OK, right, because view::single holds an object by value, and views must themselves be SemiRegular. That doesn't explain where the copies are coming from during iteration. I'll look into it.

CaseyCarter commented 8 years ago

That doesn't explain where the copies are coming from during iteration.

single caches in its iterators.

CaseyCarter commented 8 years ago

I have a half-finished change that addresses this and the SemiRegular issue, FWIW.

ericniebler commented 8 years ago

IIRC, I did that because it vastly improved the generated code for range compositions. We really need a suite of benchmarks.

CaseyCarter commented 8 years ago

IIRC, I did that because it vastly improved the generated code for range compositions.

Yes, that is my belief as well.
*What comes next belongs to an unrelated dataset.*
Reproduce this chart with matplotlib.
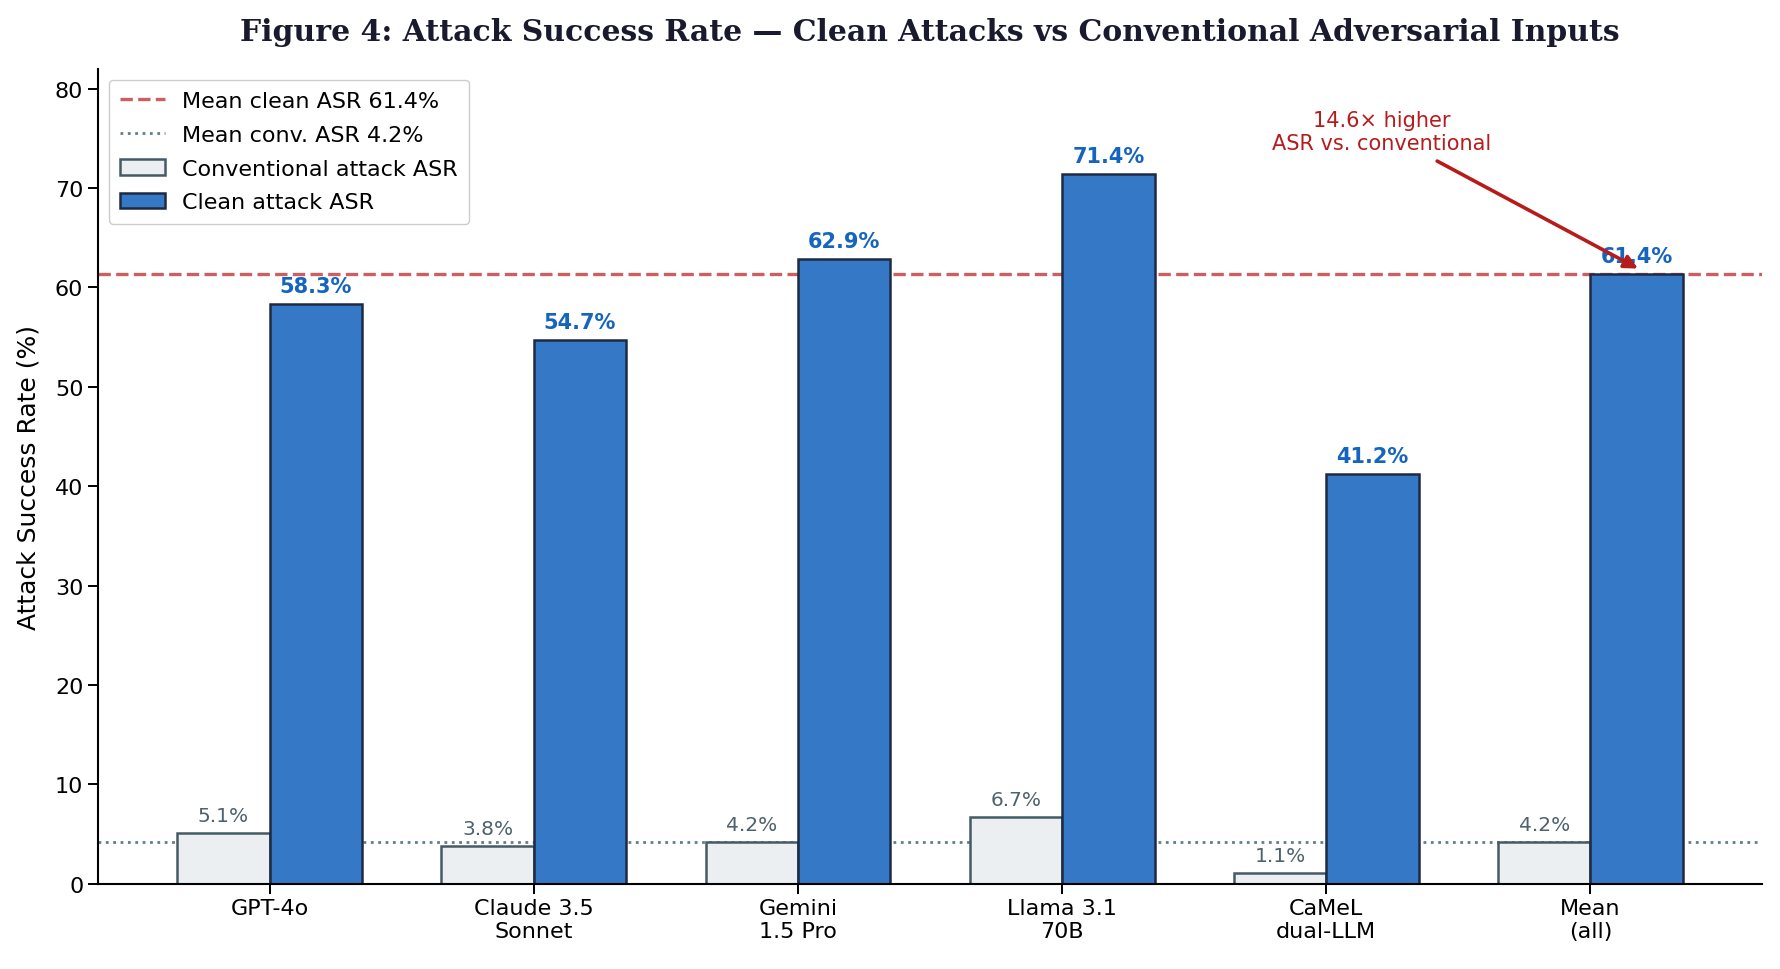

Avoiding pointers has incredible effects on code generation for tight loops - it makes alias analysis easy when there are no pointers.

The repeat view in cmcstl2 uses a heuristic: if the objects are trivially copyable and "small" (<= 4 pointers, chosen completely arbitrarily) I copy them everywhere. This is one of those ideas I intend to investigate in detail "some day."